The surest way to characterize system behavior is through formal analysis (e.g., proofs of correctness), and these exist for a number of search-intensive concept learning systems (Hayes-Roth & McDermott, 1978; Vere, 1980); if a concept space is exhaustively searched, then it is not surprising that concepts of appropriate forms will be found. However, incremental processing is complicated by a cost/performance tradeoff. Recently, analytic techniques for characterizing probably approximately correct learning have been developed (Haussler, 1987; Valiant, 1985) that may be more amenable in characterizing incremental methods. Generally though, analytic methods result in statements of worst case and global performance that cover a wide range (often all) of the possible inputs. In many cases they hide fluctuations in behavior over subranges of input. For these reasons, our studies of incremental learning have been, and will continue to be, predominantly empirical.

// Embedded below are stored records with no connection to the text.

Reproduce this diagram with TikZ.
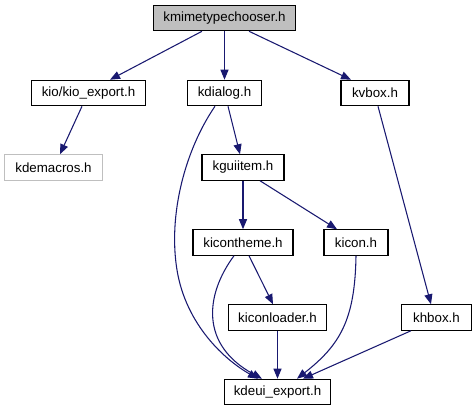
\documentclass[tikz,border=0pt]{standalone}
\usepackage{fontspec}
\setmainfont{Liberation Sans}
\usetikzlibrary{arrows.meta,calc}
\begin{document}
\begin{tikzpicture}[x=0.75pt,y=-0.75pt,
  box/.style={draw=black,line width=0.9pt,fill=white,inner sep=0pt,minimum height=19pt,font=\fontsize{10}{12}\selectfont},
  edge/.style={draw={rgb,255:red,25;green,25;blue,112},line width=0.8pt,-{Triangle[length=7.5pt,width=6pt]}}]
\useasboundingbox (0,0) rectangle (476,411);
\node[box,fill={rgb,255:red,191;green,191;blue,191},minimum width=107pt] (top) at (224.5,18) {kmimetypechooser.h};
\node[box,minimum width=86pt] (kio) at (88.5,93) {kio/kio\_export.h};
\node[box,minimum width=56pt] (kdialog) at (224.5,93) {kdialog.h};
\node[box,minimum width=51pt] (kvbox) at (375,93) {kvbox.h};
\node[box,draw={rgb,255:red,191;green,191;blue,191},minimum width=73pt] (kdemacros) at (53.5,167.5) {kdemacros.h};
\node[box,minimum width=61.5pt] (kguiitem) at (243,167.5) {kguiitem.h};
\node[box,minimum width=75pt] (kicontheme) at (243,242.5) {kicontheme.h};
\node[box,minimum width=48pt] (kicon) at (356,242.5) {kicon.h};
\node[box,minimum width=74pt] (kiconloader) at (277.5,317.5) {kiconloader.h};
\node[box,minimum width=52pt] (khbox) at (436.5,317.5) {khbox.h};
\node[box,minimum width=80pt] (kdeui) at (277.5,392) {kdeui\_export.h};

\draw[edge] ($(top.south)+(-22.5,0)$) -- ($(kio.north)+(21.5,0)$);
\draw[edge] (top.south) -- (kdialog.north);
\draw[edge] ($(top.south)+(24.5,0)$) -- ($(kvbox.north)+(-24,0)$);
\draw[edge] ($(kio.south)+(-6.5,0)$) -- ($(kdemacros.north)+(6.5,0)$);
\draw[edge] ($(kdialog.south)+(3.5,0)$) -- ($(kguiitem.north)+(-3,0)$);
\draw[edge] ($(kdialog.south)+(-9.5,0)$) .. controls (185,150) and (168,215) .. (177,270) .. controls (186,325) and (225,360) .. ($(kdeui.north)+(-19.5,0)$);
\draw[edge] (kguiitem.south) -- (kicontheme.north);
\draw[edge] ($(kguiitem.south)+(17,0)$) -- ($(kicon.north)+(-19,0)$);
\draw[edge] ($(kicontheme.south)+(6,0)$) -- ($(kiconloader.north)+(-4.5,0)$);
\draw[edge] ($(kicontheme.south)+(-9,0)$) .. controls (205,295) and (200,345) .. ($(kdeui.north)+(-15.5,0)$);
\draw[edge] (kiconloader.south) -- (kdeui.north);
\draw[edge] (kicon.south) .. controls (355,320) and (340,345) .. ($(kdeui.north)+(19.5,0)$);
\draw[edge] ($(kvbox.south)+(3,0)$) -- ($(khbox.north)+(-5.5,0)$);
\draw[edge] ($(khbox.south)+(-25.5,0)$) -- ($(kdeui.north)+(25.5,0)$);
\end{tikzpicture}
\end{document}
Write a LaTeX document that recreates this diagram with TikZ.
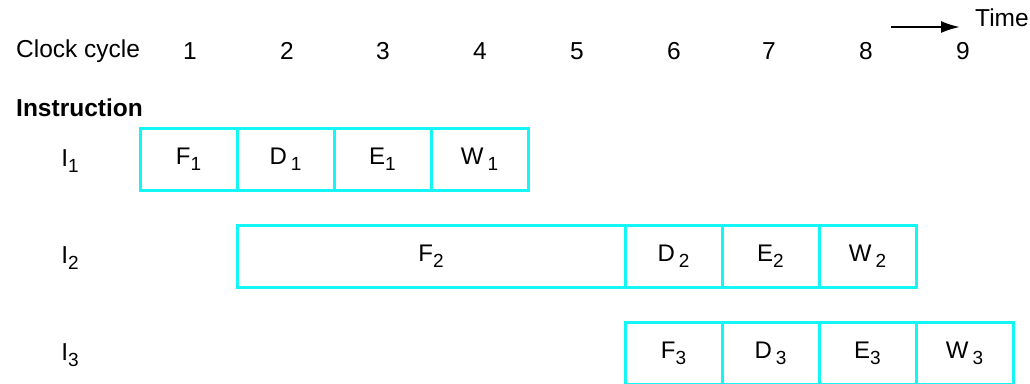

While analytic statements are sure, empirical characterizations can differ radically in the accuracy with which they portray a system's performance. Testing a system in very few domains may leave doubt as to the generality of the system's apparent success. To understand the limitations and applicability of a method, we must determine the source of the method's effectiveness. Like Simon's (1969) metaphorical ant, it may be that most of the interesting computation occurs as a simple method interacts with a complex environment; despite a researcher's claim, there may be very little `power' in the system alone. For these reasons, it is not sufficient to test a system in a number (even many) domains; it is necessary to show that the domains are qualitatively different in important respects. Only in this manner can we fully characterize the spectrum of a system's ability.
Fisher (1987a, c) and Schlimmer (1987a) have employed two techniques for empirically characterizing incremental learning systems. One technique computes a measure of `domain complexity' (or regularity); in (Fisher, 1987a; Fisher & Schlimmer, 1988; Schlimmer, 1987a) this is a function of statistical interdependencies within a domain. A second approach is to construct artificial domains to delimit the conditions of system success and failure. While it is important that systems effectively operate in natural domains, it is a formalized representation of the domain that is presented to the learning system, and this representation can be made arbitrarily complex or trivial. Artificial domains can be used to sweep away any confusion as to just how difficult a task is.
The use of `domain complexity' measures, natural domains, and artificial domains can be combined into an effective empirical methodology. We will continue to use these techniques to characterize incremental learning cost and quality. This empirical methodology is relatively novel with respect to current practices in machine learning, and we believe it is a contribution in itself.